Il existe, on le sait, deux sortes de navires à vapeur, les uns à roues, les autres à hélice ; de plus tout navire à vapeur reçoit des mâts et des voiles. On discute encore quel est le mode de propulsion qui convient le mieux. Pour les bâtimens de guerre, le choix est fait depuis longtemps : le navire mixte, marchant tantôt à la voile et tantôt à la vapeur, est abandonné, parce que cette association ne donnait pas la vitesse, qui est la qualité principale : les roues ont fait place à l’hélice, qui se cache au-dessous de l’eau et n’est pas exposée aux projectiles de l’ennemi. Pour la marine du commerce, la question est indécise. S’il ne s’agit pas de paquebots-poste, qui doivent arriver à jour fixe, il est avantageux d’éteindre les feux et de marcher à la voile lorsque le vent est favorable. Quant au choix du propulseur, l’hélice a, par rapport aux roues, l’inconvénient de donner de très vives trépidations. La raison s’en comprend facilement.

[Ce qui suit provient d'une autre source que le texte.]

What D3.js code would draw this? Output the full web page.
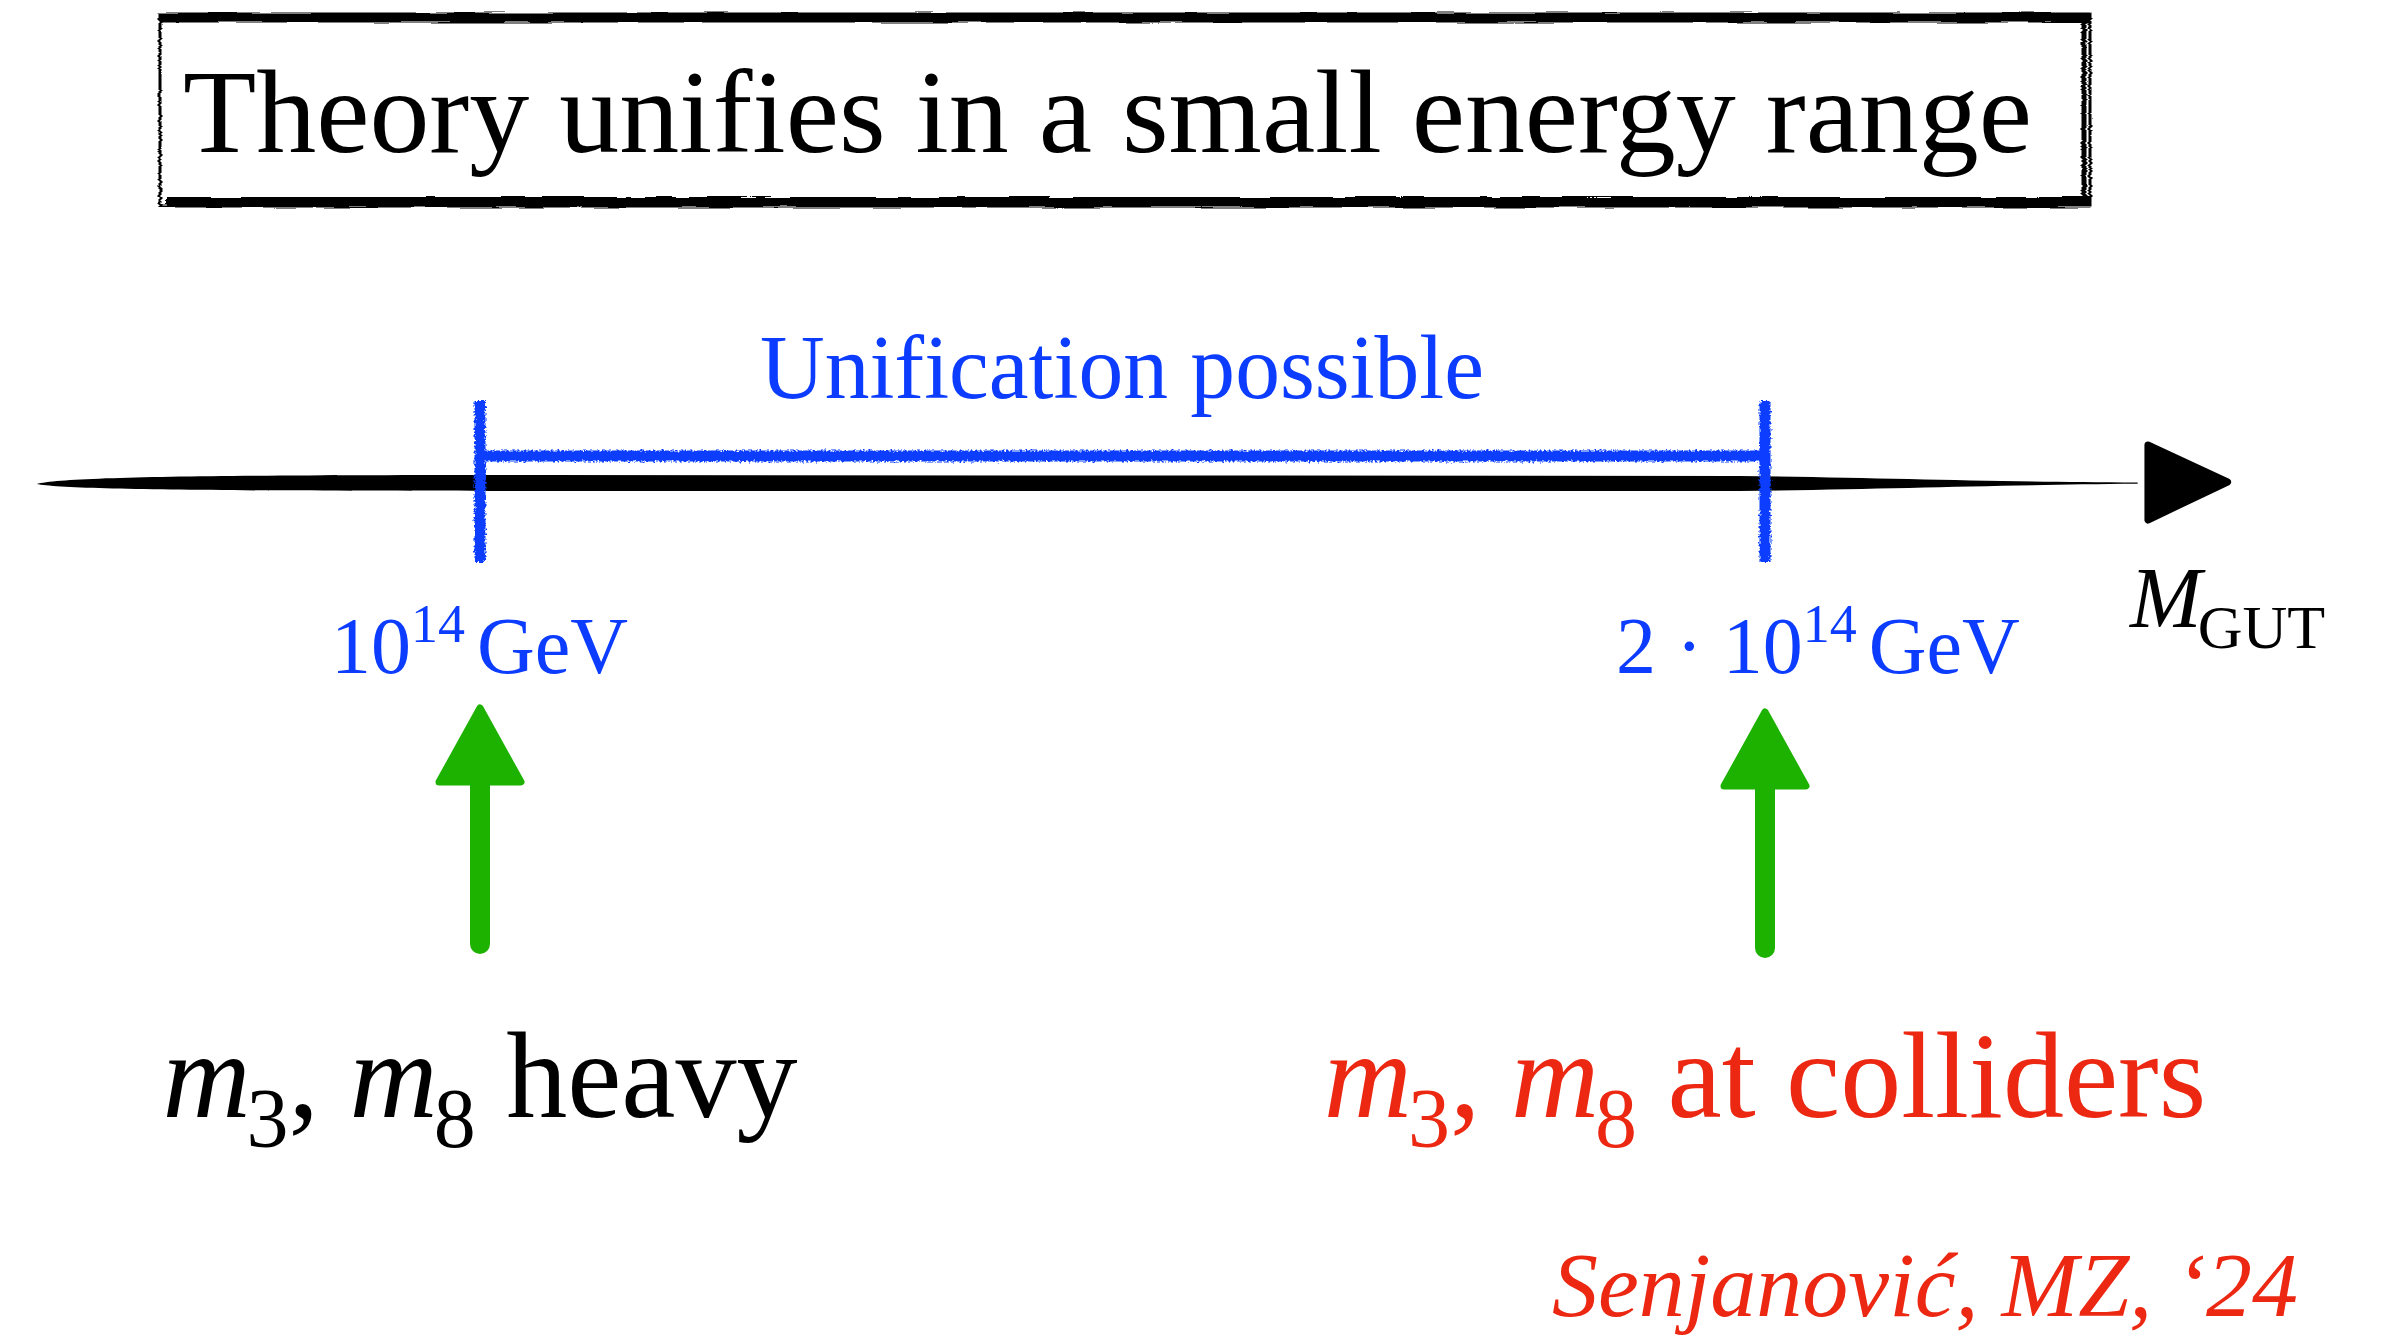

Les roues d’un grand diamètre tournent avec rapidité à leur circonférence, mais l’arbre qui les porte n’a qu’une vitesse de rotation modérée ; il suffit que la machine donne de 15 à 25 coups de piston par minute, tandis que l’hélice doit faire de 60 à 120 tours dans le même temps. De plus, même par les gros temps et avec les mouvemens de roulis les plus prononcés, l’une des roues est toujours immergée ; l’hélice au contraire émerge

  1. En dehors même de l’encombrement, l’économie du combustible est en certaines circonstances l’une des questions les plus sérieuses de la navigation à vapeur. La bouille, qui vaut de 12 à 15 francs la tonne sur le littoral de la Grande-Bretagne, s’est vendue jusqu’à 100 francs dans les mers de la Chine.